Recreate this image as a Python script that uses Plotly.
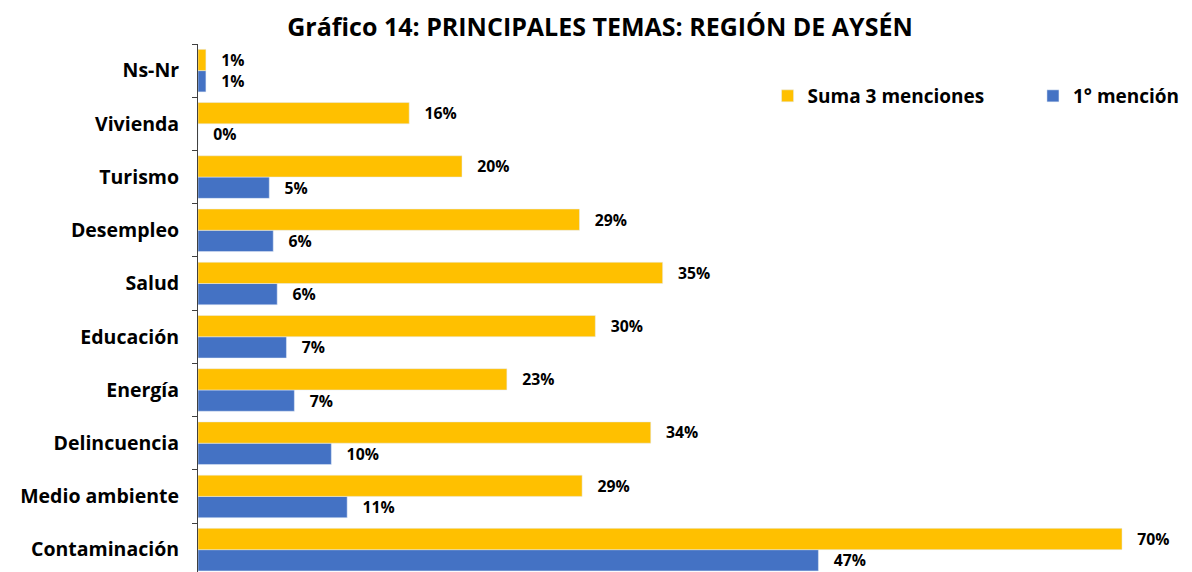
import plotly.graph_objects as go

categories = ["Contaminación", "Medio ambiente", "Delincuencia", "Energía", "Educación",
              "Salud", "Desempleo", "Turismo", "Vivienda", "Ns-Nr"]
suma_3 = [70.0, 29.1, 34.3, 23.4, 30.1, 35.2, 28.9, 20.0, 16.0, 0.6]
primera = [47.0, 11.3, 10.1, 7.3, 6.7, 6.0, 5.7, 5.4, 0.0, 0.6]

FONT = "Open Sans"
lbl_font = dict(family=FONT, size=20, color="black", weight="bold")
leg_font = dict(family=FONT, size=19, color="black", weight="bold")

fig = go.Figure()
fig.add_trace(go.Bar(
    y=categories, x=primera, orientation="h", name="1° mención",
    marker=dict(color="#4472C4"),
    texttemplate="\u00a0\u00a0\u00a0%{x:.0f}%", textposition="outside",
    textfont=lbl_font, cliponaxis=False, legend="legend2",
))
fig.add_trace(go.Bar(
    y=categories, x=suma_3, orientation="h", name="Suma 3 menciones",
    marker=dict(color="#FFC000"),
    texttemplate="\u00a0\u00a0\u00a0%{x:.0f}%", textposition="outside",
    textfont=lbl_font, cliponaxis=False, legend="legend",
))

fig.update_layout(
    width=1184, height=564,
    margin=dict(l=190, r=0, t=36, b=0, autoexpand=False),
    paper_bgcolor="white", plot_bgcolor="white",
    barmode="group", bargap=0.2, bargroupgap=0,
    title=dict(text="<b>Gráfico 14: PRINCIPALES TEMAS: REGIÓN DE AYSÉN</b>",
               x=0.5, xanchor="center", y=0.966, yanchor="middle",
               font=dict(family=FONT, size=25, color="black")),
    legend=dict(orientation="h", x=0.573, xanchor="left", y=0.9015, yanchor="middle",
                font=leg_font, bgcolor="rgba(0,0,0,0)"),
    legend2=dict(orientation="h", x=0.840, xanchor="left", y=0.9015, yanchor="middle",
                 font=leg_font, bgcolor="rgba(0,0,0,0)"),
    showlegend=True,
)
fig.update_xaxes(range=[0, 75.3], visible=False, showgrid=False, zeroline=False)
fig.update_yaxes(
    range=[-0.42, 9.5], showline=True, linecolor="#404040", linewidth=1,
    ticks="outside", tickson="boundaries", ticklen=5, tickcolor="#404040",
    tickfont=dict(family=FONT, size=19.5, color="black", weight="bold"),
    ticklabelstandoff=14, showgrid=False, zeroline=False, automargin=False,
)

fig.write_html("out.html")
-- -- --
→ SHORT EXERCISE:
Exclude the images and reproduce the remaining data exactly.

→ RESULT BELOW:
Recreate this image as a Python script that uses Plotly.
import plotly.graph_objects as go

categories = ["Contaminación", "Medio ambiente", "Delincuencia", "Energía", "Educación",
              "Salud", "Desempleo", "Turismo", "Vivienda", "Ns-Nr"]
suma_3 = [70.0, 29.1, 34.3, 23.4, 30.1, 35.2, 28.9, 20.0, 16.0, 0.6]
primera = [47.0, 11.3, 10.1, 7.3, 6.7, 6.0, 5.7, 5.4, 0.0, 0.6]

FONT = "Open Sans"
lbl_font = dict(family=FONT, size=20, color="black", weight="bold")
leg_font = dict(family=FONT, size=19, color="black", weight="bold")

fig = go.Figure()
fig.add_trace(go.Bar(
    y=categories, x=primera, orientation="h", name="1° mención",
    marker=dict(color="#4472C4"),
    texttemplate="\u00a0\u00a0\u00a0%{x:.0f}%", textposition="outside",
    textfont=lbl_font, cliponaxis=False, legend="legend2",
))
fig.add_trace(go.Bar(
    y=categories, x=suma_3, orientation="h", name="Suma 3 menciones",
    marker=dict(color="#FFC000"),
    texttemplate="\u00a0\u00a0\u00a0%{x:.0f}%", textposition="outside",
    textfont=lbl_font, cliponaxis=False, legend="legend",
))

fig.update_layout(
    width=1184, height=564,
    margin=dict(l=190, r=0, t=36, b=0, autoexpand=False),
    paper_bgcolor="white", plot_bgcolor="white",
    barmode="group", bargap=0.2, bargroupgap=0,
    title=dict(text="<b>Gráfico 14: PRINCIPALES TEMAS: REGIÓN DE AYSÉN</b>",
               x=0.5, xanchor="center", y=0.966, yanchor="middle",
               font=dict(family=FONT, size=25, color="black")),
    legend=dict(orientation="h", x=0.573, xanchor="left", y=0.9015, yanchor="middle",
                font=leg_font, bgcolor="rgba(0,0,0,0)"),
    legend2=dict(orientation="h", x=0.840, xanchor="left", y=0.9015, yanchor="middle",
                 font=leg_font, bgcolor="rgba(0,0,0,0)"),
    showlegend=True,
)
fig.update_xaxes(range=[0, 75.3], visible=False, showgrid=False, zeroline=False)
fig.update_yaxes(
    range=[-0.42, 9.5], showline=True, linecolor="#404040", linewidth=1,
    ticks="outside", tickson="boundaries", ticklen=5, tickcolor="#404040",
    tickfont=dict(family=FONT, size=19.5, color="black", weight="bold"),
    ticklabelstandoff=14, showgrid=False, zeroline=False, automargin=False,
)

fig.write_html("out.html")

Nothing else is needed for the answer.